BOW DOWN TO BOW TEARS
When Tim Burton’s Wednesday landed on Netflix last November, it triggered a revival of dark, gothic aesthetics across fashion and beauty – especially across TikTok, the catalyst for many a microtrend these days. Trend-chasers donned dark circles and smokey eyes with lurid plum lacquers on their lips. A year on, the TikTok powers that be have traded in everyone’s favourite Addams Family member for a look laced with gentle femininity, taking a page out of Simone Rocha and Sandy Liang’s books, as their AW23 catwalks sparked a fresh fascination with a transcendental accessory: the bow.
To many, bows are a simple facet of the kindercore look; a style reserved for mucking around a playground in year three. But in the deft hands of Rocha and Liang, who imparted their own unconventional twists, bows are maturing – and they’re spilling over into beauty.
For London-based Aussie Thomas de Kluyver – Rocha’s AW23 make-up artist – placing fire-engine red ribbon appliqués under eyes unwittingly dropped him right in the centre of a new craze – the TikTok dubbed ‘bow tears.’ Over in New York, Liang’s eponymous label enlisted hair stylist Evanie Frausto for a collection spattered with romanticism and Victorian design language. Playing with one of the offering’s most consistent details, Frausto adorned locks with a spray of dainty pink and black – you guessed it – bows.
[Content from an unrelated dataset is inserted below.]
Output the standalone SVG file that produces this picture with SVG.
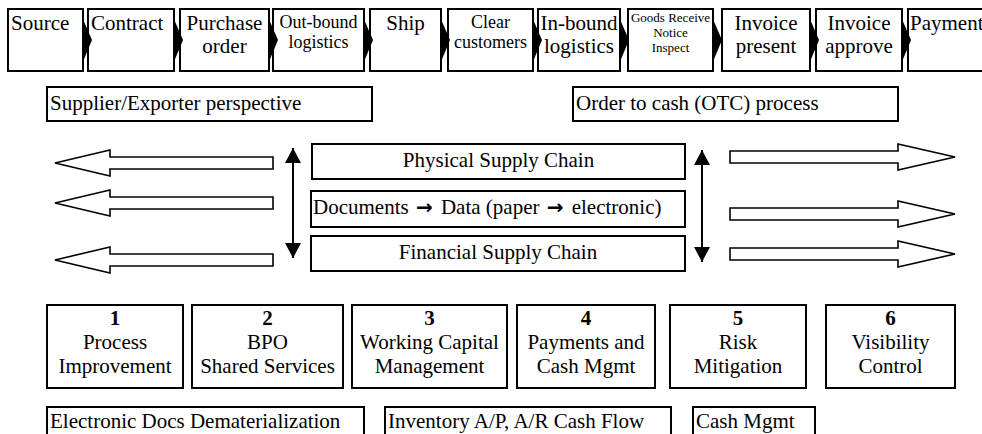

The bow tears look was recreated by hundreds of people across TikTok and other major social networking sites, usually as part of a subcultural movement favouring hyper-feminine aesthetics dubbed ‘coquette-core’ that’s sweeping the World Wide Web. Characterised by classically feminine stylistic elements such as lace, pearls and ribbons combined with rosy blush and glittery lip gloss, it comes as no surprise that the bow obsessed AW23 season set it into motion.
That being said, there may be more to this bountiful bow explosion than it just being the next in a long line of fast-passing trends. The popularity of the bow craze represents a wider exploration undertaken by designers to establish and examine the boundaries of femininity. Using ‘coquette-core’ staples like lace and pearls to develop corresponding looks donned by both male and female models, Rocha lensed in on the binary and recontextualised it. Liang’s show contrasted the whimsy femininity of details like silky ruffles and pink rosettes with pieces typically deemed more masculine, such as puffer jackets and tailored, calf-length coats.
While this societally gendered aesthetic is certainly not exclusive to women, the stylish swell is nevertheless celebratory of womanhood. It reinforces the idea that softer, delicate aesthetics – embodied by men or women – can empower, inspire and be an appreciated form of creative expression. Boundaries can be bent – or even tied up with a bow.